Tools | Eecs 351 Artist Iden

Tools

Frequency Domain Analysis
- The Fast Fourier Transform (FFT) is a tool used for the frequency domain analysis of discrete signals. This algorithm computes the discrete fourier transform, allowing the transformation of time-domain signals into their corresponding frequency domain components. In the frequency domain, the FFT can provide information about the spectral content of a signal, revealing specific frequencies and their magnitudes. This is important for tasks like identifying dominant frequencies, detecting harmonics, and understanding the overall frequency distribution within a signal.

Bandpass Filters
- Bandpass filters are a tool for isolating and manipulating specific frequency ranges within a signal. These filters allow a defined band of frequencies to pass through while diminishing others. Bandpass filters are useful to extract relevant information from any signal in the frequency domain when surrounded by extra noise with frequencies outside of the desired range. They can be applied when in the discrete frequency domain and when given the sampling frequency of the signals by converting a discrete frequency value to an actual frequency value in Hz and then diminishing signals outside of the desired frequency range.
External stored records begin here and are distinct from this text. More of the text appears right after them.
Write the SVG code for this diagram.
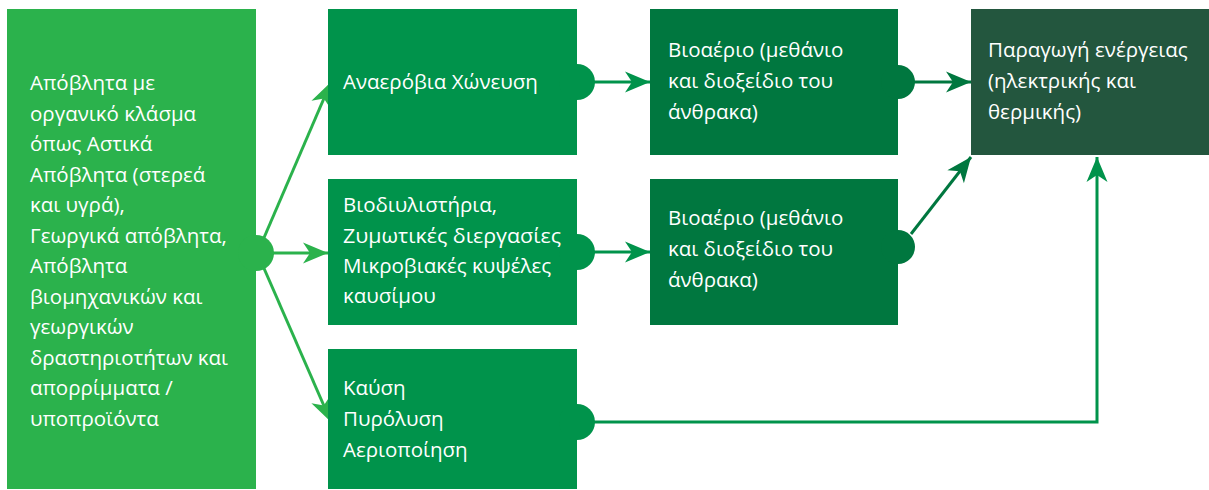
<svg xmlns="http://www.w3.org/2000/svg" width="1209" height="490" viewBox="0 0 1209 490">
<style>
text{font-family:"Open Sans","Noto Sans","DejaVu Sans",sans-serif;font-size:20.5px;fill:#ffffff}
.c1{fill:#2bb24c}.c2{fill:#00934b}.c3{fill:#00773f}.c4{fill:#23563e}
.l1{stroke:#2bb24c;stroke-width:3;fill:none}
.l2{stroke:#00934b;stroke-width:3;fill:none}
.l3{stroke:#00773f;stroke-width:3;fill:none}
</style>
<defs>
<marker id="a1" markerUnits="userSpaceOnUse" viewBox="-26 -11 27 22" refX="0" refY="0" markerWidth="27" markerHeight="22" orient="auto"><path d="M0,0 L-25,-10.5 L-18,0 L-25,10.5 Z" fill="#2bb24c"/></marker>
<marker id="a2" markerUnits="userSpaceOnUse" viewBox="-26 -11 27 22" refX="0" refY="0" markerWidth="27" markerHeight="22" orient="auto"><path d="M0,0 L-25,-10.5 L-18,0 L-25,10.5 Z" fill="#00934b"/></marker>
<marker id="a3" markerUnits="userSpaceOnUse" viewBox="-26 -11 27 22" refX="0" refY="0" markerWidth="27" markerHeight="22" orient="auto"><path d="M0,0 L-25,-10.5 L-18,0 L-25,10.5 Z" fill="#00773f"/></marker>
</defs>
<rect width="1209" height="490" fill="#ffffff"/>
<g id="connectors">
<line class="l1" x1="263" y1="240" x2="331" y2="82" marker-end="url(#a1)"/>
<line class="l1" x1="272" y1="253" x2="328" y2="253" marker-end="url(#a1)"/>
<line class="l1" x1="263" y1="266" x2="331" y2="422" marker-end="url(#a1)"/>
<line class="l2" x1="593" y1="82" x2="650" y2="82" marker-end="url(#a2)"/>
<line class="l2" x1="593" y1="252" x2="650" y2="252" marker-end="url(#a2)"/>
<line class="l3" x1="913" y1="82" x2="971" y2="82" marker-end="url(#a3)"/>
<line class="l3" x1="911" y1="234" x2="971" y2="157" marker-end="url(#a3)"/>
<polyline class="l2" points="593,422 1097,422 1097,157" marker-end="url(#a2)"/>
</g>
<g id="node-source">
<rect class="c1" x="7" y="9" width="249" height="480"/>
<circle class="c1" cx="256" cy="253" r="18"/>
<text x="30"><tspan x="30" y="90">Απόβλητα με</tspan><tspan x="30" y="120.5">οργανικό κλάσμα</tspan><tspan x="30" y="151">όπως Αστικά</tspan><tspan x="30" y="181.5">Απόβλητα (στερεά</tspan><tspan x="30" y="212">και υγρά),</tspan><tspan x="30" y="242.5">Γεωργικά απόβλητα,</tspan><tspan x="30" y="273">Απόβλητα</tspan><tspan x="30" y="303.5">βιομηχανικών και</tspan><tspan x="30" y="334">γεωργικών</tspan><tspan x="30" y="364.5">δραστηριοτήτων και</tspan><tspan x="30" y="395">απορρίμματα /</tspan><tspan x="30" y="425.5">υποπροϊόντα</tspan></text>
</g>
<g id="node-anaerobic">
<rect class="c2" x="328" y="9" width="249" height="146"/>
<circle class="c2" cx="577" cy="82" r="18"/>
<text x="343" y="89">Αναερόβια Χώνευση</text>
</g>
<g id="node-biorefinery">
<rect class="c2" x="328" y="179" width="249" height="146"/>
<circle class="c2" cx="577" cy="252" r="18"/>
<text><tspan x="343" y="212">Βιοδιυλιστήρια,</tspan><tspan x="343" y="243" textLength="218" lengthAdjust="spacingAndGlyphs">Ζυμωτικές διεργασίες</tspan><tspan x="343" y="273">Μικροβιακές κυψέλες</tspan><tspan x="343" y="303">καυσίμου</tspan></text>
</g>
<g id="node-combustion">
<rect class="c2" x="328" y="349" width="249" height="140"/>
<circle class="c2" cx="577" cy="422" r="18"/>
<text><tspan x="343" y="395">Καύση</tspan><tspan x="343" y="426">Πυρόλυση</tspan><tspan x="343" y="457">Αεριοποίηση</tspan></text>
</g>
<g id="node-biogas1">
<rect class="c3" x="650" y="9" width="248" height="146"/>
<circle class="c3" cx="898" cy="82" r="17"/>
<text><tspan x="668" y="57">Βιοαέριο (μεθάνιο</tspan><tspan x="668" y="88">και διοξείδιο του</tspan><tspan x="668" y="119">άνθρακα)</tspan></text>
</g>
<g id="node-biogas2">
<rect class="c3" x="650" y="179" width="248" height="146"/>
<circle class="c3" cx="898" cy="247" r="17"/>
<text><tspan x="668" y="225">Βιοαέριο (μεθάνιο</tspan><tspan x="668" y="256">και διοξείδιο του</tspan><tspan x="668" y="287">άνθρακα)</tspan></text>
</g>
<g id="node-energy">
<rect class="c4" x="971" y="9" width="238" height="146"/>
<text><tspan x="988" y="57">Παραγωγή ενέργειας</tspan><tspan x="988" y="88">(ηλεκτρικής και</tspan><tspan x="988" y="119">θερμικής)</tspan></text>
</g>
</svg>
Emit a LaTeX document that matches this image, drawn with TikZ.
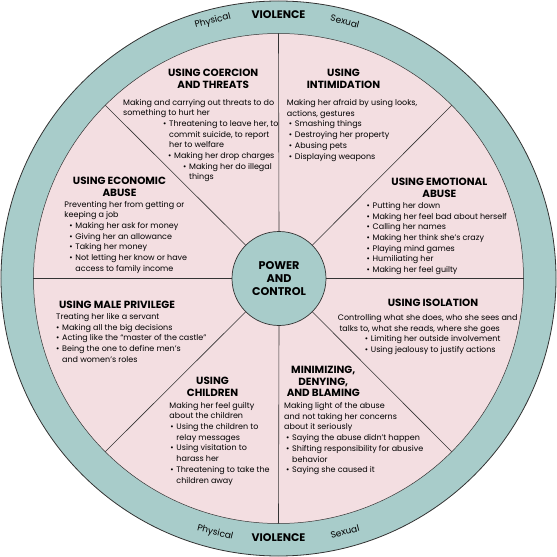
\documentclass[tikz,border=0pt]{standalone}
\usepackage{fontspec}
\setmainfont{Poppins}
\usepackage{tikz}
\definecolor{wheelTeal}{HTML}{A8CCCA}
\definecolor{wheelPink}{HTML}{F3DEE1}
\definecolor{wheelLine}{HTML}{333333}
\newcommand{\bodyfont}{\fontsize{8}{10.7}\selectfont}
\newcommand{\headfont}{\fontsize{10.4}{12.2}\selectfont\bfseries}
\newcommand{\bul}{\makebox[6pt][l]{\textbullet}}
\newcommand{\ind}[1]{\hspace*{#1pt}}
\tikzset{
  body/.style={anchor=north west, align=left, inner sep=0pt, font=\bodyfont},
  head/.style={align=center, inner sep=0pt, font=\headfont},
  rim/.style={inner sep=0pt, font=\fontsize{9}{10}\selectfont},
}

\begin{document}
\begin{tikzpicture}[x=1pt, y=1pt]
\useasboundingbox (-278.5,-278.5) rectangle (278.5,278.5);
\node[draw=wheelLine, line width=0.8pt, circle, fill=wheelTeal, minimum size=555pt, outer sep=0pt] (wheel) at (0,0) {};
\node[draw=wheelLine, line width=0.5pt, circle, fill=wheelPink, minimum size=490pt, outer sep=0pt] (ring) at (0,0) {};
\node[draw=wheelLine, line width=0.7pt, circle, fill=wheelTeal, minimum size=94pt, outer sep=0pt] (hub) at (0.5,0) {};
\foreach \a in {0,45,...,315}
  \draw[wheelLine, line width=0.6pt] (hub.\a) -- (ring.\a);
\node[head, font=\fontsize{11.2}{13}\selectfont\bfseries] (power) at (hub.center) {POWER\\AND\\CONTROL};

% violence rim
\node[rim, font=\fontsize{11}{11}\selectfont\bfseries] (violTop) at (0,263.5) {VIOLENCE};
\node[rim, rotate=14.3] (physTop) at (104.3:265.7) {Physical};
\node[rim, rotate=-14.5] (sexTop) at (75.5:265.5) {Sexual};
\node[rim, font=\fontsize{11}{11}\selectfont\bfseries] (violBot) at (0,-259.2) {VIOLENCE};
\node[rim, rotate=-14] (physBot) at (256:262) {Physical};
\node[rim, rotate=14.7] (sexBot) at (284.7:261.8) {Sexual};

% coercion and threats
\node[head] (coerHead) at (-65.3,199.6) {USING COERCION\\AND THREATS};
\node[body] (coerBody) at (-155.5,179.7) {Making and carrying out threats to do\\
something to hurt her\\
\ind{40}\bul Threatening to leave her, to\\
\ind{46}commit suicide, to report\\
\ind{46}her to welfare\\
\ind{45}\bul Making her drop charges\\
\ind{60}\bul Making her do illegal\\
\ind{66}things};

% intimidation
\node[head] (intimHead) at (65,199.6) {USING\\INTIMIDATION};
\node[body] (intimBody) at (8.2,179.3) {Making her afraid by using looks,\\
actions, gestures\\
\ind{2}\bul Smashing things\\
\ind{2}\bul Destroying her property\\
\ind{2}\bul Abusing pets\\
\ind{2}\bul Displaying weapons};

% economic abuse
\node[head] (econHead) at (-159,91.8) {USING ECONOMIC\\ABUSE};
\node[body] (econBody) at (-214.2,77.7) {Preventing her from getting or\\
keeping a job\\
\ind{5}\bul Making her ask for money\\
\ind{5}\bul Giving her an allowance\\
\ind{5}\bul Taking her money\\
\ind{5}\bul Not letting her know or have\\
\ind{11}access to family income};

% emotional abuse
\node[head] (emoHead) at (160.9,90.5) {USING EMOTIONAL\\ABUSE};
\node[body] (emoBody) at (88,76.3) {\bul Putting her down\\
\bul Making her feel bad about herself\\
\bul Calling her names\\
\bul Making her think she’s crazy\\
\bul Playing mind games\\
\bul Humiliating her\\
\bul Making her feel guilty};

% male privilege
\node[head] (maleHead) at (-161.5,-26.5) {USING MALE PRIVILEGE};
\node[body] (maleBody) at (-222.5,-34.7) {Treating her like a servant\\
\bul Making all the big decisions\\
\bul Acting like the “master of the castle”\\
\bul Being the one to define men’s\\
\ind{6}and women’s roles};

% isolation
\node[head] (isoHead) at (154.5,-24.8) {USING ISOLATION};
\node[body] (isoBody) at (59.2,-35.7) {Controlling what she does, who she sees and\\
\ind{1.6}talks to, what she reads, where she goes\\
\ind{27}\bul Limiting her outside involvement\\
\ind{27}\bul Using jealousy to justify actions};

% children
\node[head] (childHead) at (-66,-108.5) {USING\\CHILDREN};
\node[body] (childBody) at (-109.2,-123.3) {Making her feel guilty\\
about the children\\
\ind{1}\bul Using the children to\\
\ind{7}relay messages\\
\ind{1}\bul Using visitation to\\
\ind{7}harass her\\
\ind{1}\bul Threatening to take the\\
\ind{7}children away};

% minimizing, denying, blaming
\node[head, font=\fontsize{10.4}{11.3}\selectfont\bfseries] (minHead) at (44.8,-103) {MINIMIZING,\\DENYING,\\AND BLAMING};
\node[body] (minBody) at (5.5,-123.7) {Making light of the abuse\\
and not taking her concerns\\
about it seriously\\
\ind{2}\bul Saying the abuse didn’t happen\\
\ind{2}\bul Shifting responsibility for abusive\\
\ind{8}behavior\\
\ind{2}\bul Saying she caused it};
\end{tikzpicture}
\end{document}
They can be achieved through techniques such as finite impulse response (FIR) or infinite impulse response (IIR).

Notch Filters
- Notch filters specifically target and remove a very narrow band of frequencies from a signal while allowing others to pass through unaffected. These filters are particularly useful when there's unwanted noise or interference at a specific frequency. This would be particularly useful in applications like ours where we might want to remove frequencies of specific instrumentals which might have a narrow range of frequencies or simply remove its fundamental frequency. The notch filter diminishes the undesired frequency, leaving the rest of the signal intact.

Spectrogram
- A spectrogram is a visual representation of the spectrum of frequencies in a signal as they vary with time. It provides a way for us to analyze the frequency content of a signal over time. The horizontal axis represents time, the vertical axis represents frequency, and the intensity of each point in the image represents the magnitude or power of the corresponding frequency at a specific time. This was performed so that we could use the frequency vector and the magnitude vector of the complex spectrogram to generate fingerprints.

Fingerprinting
- Fingerprinting is a way to identify songs because each song will generate a unique fingerprint. We followed a method used by researchers at the University of Rochester [1] to generate fingerprints. We started by computing the spectrogram of the audio samples by using the spectrogram MATLAB function. This returns three vectors which are S = the spectrogram matrix (frequency content of audio signal over time), F = the vector of frequencies corresponding to the rows of S, and T the vector of time instants. We then run a fingerprint generation function that takes in S and F. The fingerprint generation function starts by splitting the frequencies from F into 6 logarithmically spaced bands, and then computes the maximum value in each band using S. We then apply a “max filter” using the ordfilt2() function that creates a binary image with 1s and local maxima and 0s everywhere else. We then convert the binary image to a binary vector and is the fingerprint of a song.

Decision Tree
- Decision Trees recursively split the dataset into smaller sets based on the most significant feature at each node, where each node represents a feature, each branch represents a decision made for a specific rule, and each leaf node represents the outcome. Because of these characteristics, we decided that a Decision Tree classifier would be useful for determining which audio features are most important for the classification of an artist.

K-Nearest Neighbors
- K-Nearest Neighbors (k-NN) is a machine learning algorithm that can be used for classification. In k-NN, a data point is classified or predicted based on the majority class or average of its k nearest neighbors in the feature space. The "k" represents the number of neighbors considered, and proximity is determined using a distance metric, commonly Euclidean distance. For classification, the class that occurs most frequently among the k neighbors is assigned to the target data point.

SVM
- Support Vector Machines (SVM) are a type of machine learning model that can be used for classification. These classifiers work by finding the optimal hyperplane in a high-dimensional space that best separates different classes of data points. This line is chosen to maximize the distance between the nearest data points of each class. SVM is effective in handling complex datasets and can adapt well to various scenarios.